An anthropologist specialized in Melanesia, Breton is a member of the Laboratoire d'anthropologie sociale at the Collège de France. He is associate professor at the École des Hautes Études en Sciences Sociales, where he teaches anthropology, semiotics and film.

== Filmography ==
- 1994: A God on the Side of the Road (Un dieu au bord de la route) – documentary film broadcast by Arte (52 min – shot in Nigeria).
- 2001: Them and Me (Eux et moi) – documentary film broadcast by Arte (63 min – shot in New Guinea).
- 2003: Heaven in a Garden (Le ciel dans un jardin) – documentary film broadcast by Arte (62 min – shot in New Guinea).
- 2005: A Silent Summer (Un été silencieux) – documentary film broadcast by Arte (52 min – shot in Kyrgyzstan).
- 2007: The Outside World (Le monde extérieur) – documentary film broadcast by Arte (54 min – shot in Paris).
- 2007: Night Rising on Clouds (Nuages apportant la nuit) – documentary film broadcast by Voyages (30 min – shot in New Guinea).
- 2008: The Empty House (La maison vide) – documentary film broadcast by Arte (52 min – shot in New Mexico).
- 2009: Ascent to the Sky (La montée au ciel) – documentary film broadcast by Arte (52 min – shot in Nepal).
- 2013: A Few Days Together (Quelques jours ensemble) – documentary film broadcast by Arte (90 min – shot in Russia).
- 2013: The Departed – video installation (20 min – shot in Russia).
- 2013: Before Me, Dark Forests (Devant moi, les forêts sombres) – documentary film broadcast by France 5 (52 min – to be shot in Russia) – in preparation.

== Film production ==
Breton founded and supervised a non-fiction film series for the Musée du quai Branly in Paris, France entitled The Ways of the World (L'usage du monde), co-produced by Les Films d'Ici, Arte and the Musée du quai Branly. He was its artistic director.
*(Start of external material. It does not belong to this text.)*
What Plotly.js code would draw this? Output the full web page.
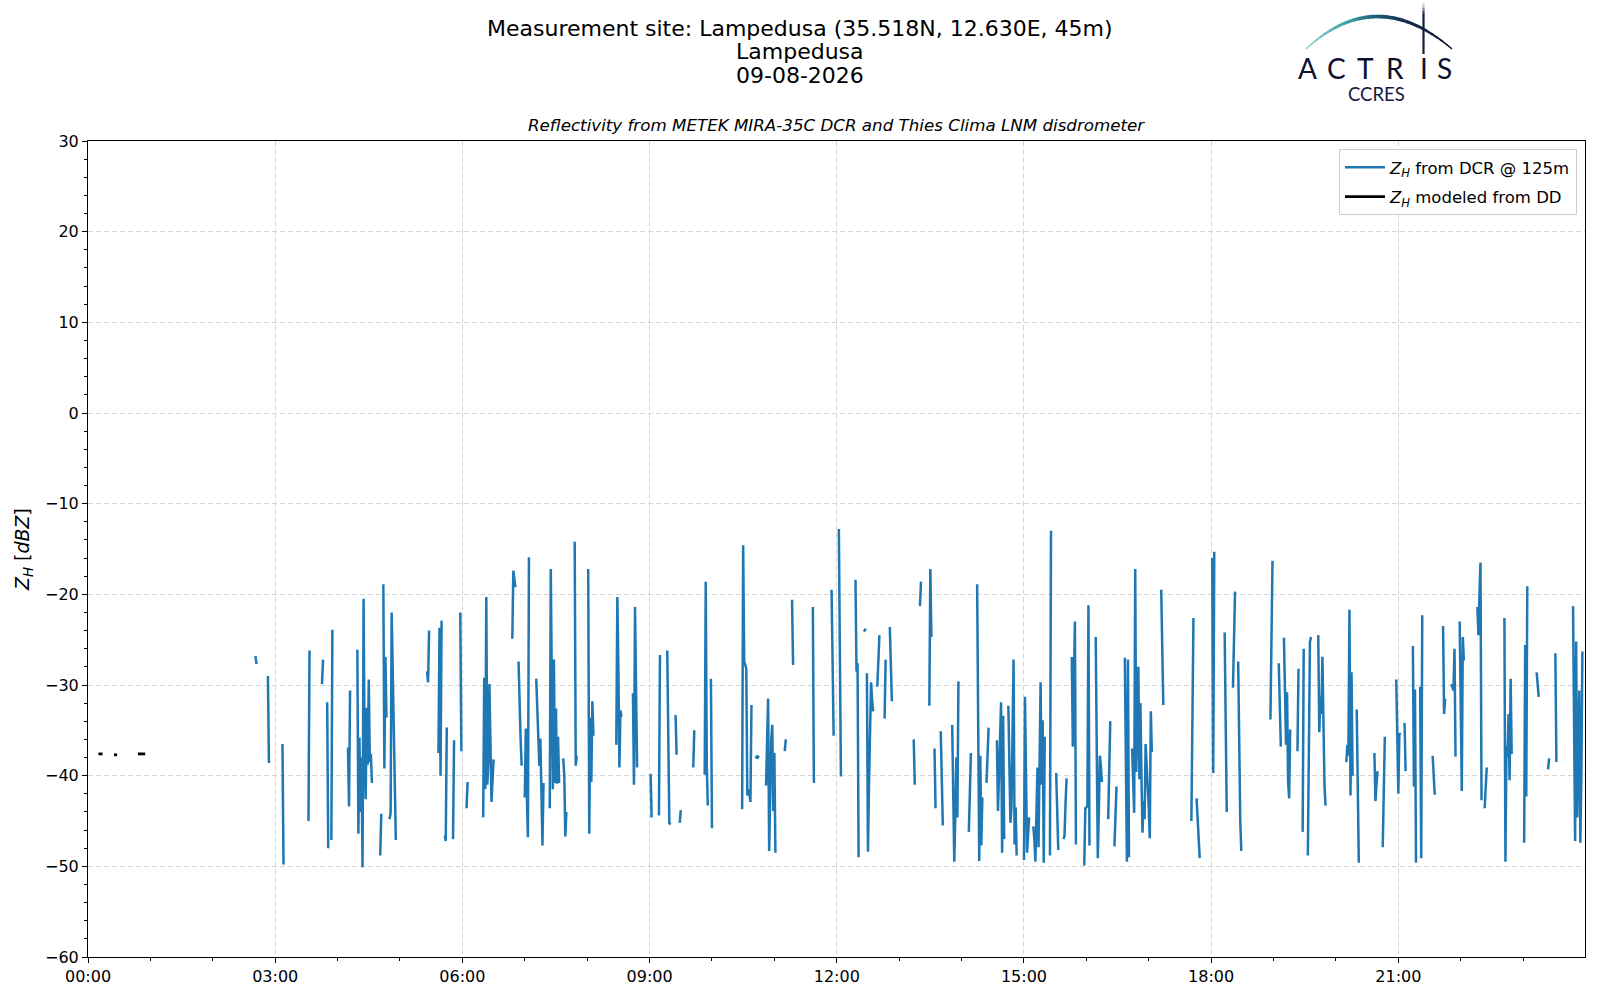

This six-film series is a record of local humanity at the dawning of the 21st century, in the same way as Albert Kahn had undertaken at the beginning of last century with Archives of the Planet (Les archives de la planète) by sending photographers and filmmakers around the world.

- 2007: The Men from Forest 21 (Les hommes de la forêt 21) – a 52 min film by Julien Samani broadcast by Arte (shot in Gabon).
- 2008: Northern Light (Lumière du Nord) – a 52 min film by Sergey Loznitsa broadcast by Arte (shot in Russia).
- 2008: Coal Money (L'argent du charbon) – a 52 min film by Wang Bing broadcast by Arte (shot in China).
- 2008: The Empty House (La maison vide) – a 52 min film by Stéphane Breton broadcast by Arte (shot in New Mexico).
- 2009: Ascent to the Sky (La montée au ciel) – a 52 min film by Stéphane Breton broadcast by Arte (shot in Nepal).
- 2010: We need Happiness (Il nous faut du bonheur) – a 47 min film by Alexander Sokurov and Aleksey Jankowsky broadcast by Arte (shot in Kurdistan).

== Prizes ==
In 2005, Breton received the prize for "best documentary of the year" awarded by the French Société Civile des Auteurs Multimédia for Heaven in a Garden (Le ciel dans un jardin).

== Exhibitions ==
- 2006–2007: curator of What is a Body? (Qu'est-ce qu'un corps ?), an exhibition of anthropology at the Musée du quai Branly (with the collaboration of Michèle Coquet, Michael Houseman, Jean-Marie Schaeffer, Anne-Christine Taylor and Eduardo Viveiros de Castro).
- 2010–2011: curator of Dans le blanc des yeux, masques primitifs du Népal, an exhibition of anthropology at the Musée du quai Branly (with the collaboration of Marc Petit).

== Publications ==
Stéphane Breton writes articles in anthropology and the philosophy of the social sciences (Esprit, L'Homme, American Ethnologist, Social Anthropology, Current Anthropology).

He published:
- 1989: La mascarade des sexes, Calmann-Lévy, (an essay in anthropology) – ISBN 2702118313.
- 1991: Les fleuves immobiles, Calmann-Lévy, (travel narrative in New Guinea) – ISBN 2702120334.
- 1991: Des hommes nommés brume (with Jean-Louis Motte), Arthaud, (photo book and travel narrative in New Guinea) – ISBN 2700309596.
- 2005: Télévision, Grasset, (a semiotic essay about film and television) – ISBN 2012792901.
- 2006: Qu'est-ce qu'un corps ? Musée du quai Branly & Flammarion, (an essay in anthropology, exhibition catalogue, with the collaboration of Michèle Coquet, Michael Houseman, Jean-Marie Schaeffer, Anne-Christine Taylor and Eduardo Viveiros de Castro) – ISBN 2915133174.